The increased influx of Catholics to Madison that led to the construction of St. Michael the Archangel church was part of a nation-wide trend. Until 1845, the majority of white immigrants to the United States were Protestants who came from England and Scotland. Small groups of Jewish, Muslim, and Catholic migrants were in the minority in America in the 19th century. Animosity developed between Protestants and Catholics in the United States based on different religious beliefs and social practices (Protestants were more likely to be opposed to the consumption of alcohol than were Catholics, for example).
Catholics in Madison kept their faith quiet due to the animosity. Catholic immigration to the United States would increase after 1850, with the onset of the Irish Potato Famine (which drove many Irish Catholics out of Ireland to the United States) and the expansion of immigrant waves from other Catholic countries in Europe. The Catholic-based population in America would expand from roughly five percent in 1850 to more than seventeen percent by 1906. It was not just the number of Catholics but a shift in class that these new immigrants represented. Early Catholics were often land-owners of wealth; new waves of immigrants were poor and working-class and often arrived without any resources to support their new lives.
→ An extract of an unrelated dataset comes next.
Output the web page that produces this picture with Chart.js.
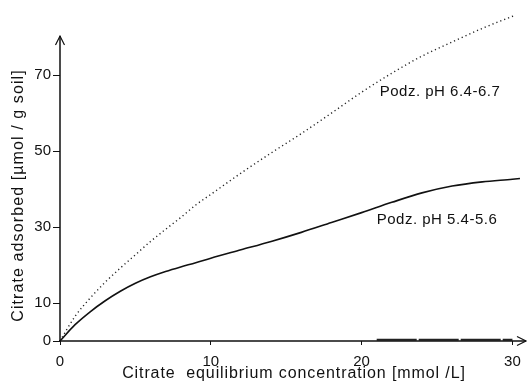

Animosity between Catholics and Protestants developed new dimensions: Protestants distrusted these new immigrants not just because of their religion but because they were perceived as foreigners who did not adhere to the vision of America that Protestant Churches espoused. Churches, like St. Michael the Archangel in Madison, gave Catholics visibility on the landscape and a place to form communal, familial, and religious bonds with each other.
St. Michael the Archangel was in continuous use as a church until the Archdiocese of Indianapolis closed it in 1993 during parish consolidation. The church was then donated to Historic Madison, Inc. (HMI). HMI, a preservation organization, maintains the building and has begun a restoration of the windows. The earliest trompe l’oeil painting on the walls of the sanctuary designed to “trick the eye” by giving the impression of 3D on a flat surface is currently being restored. HMI opens the church to the community for special occasions and for tours by appointment, preserving an important part of the community’s religious history.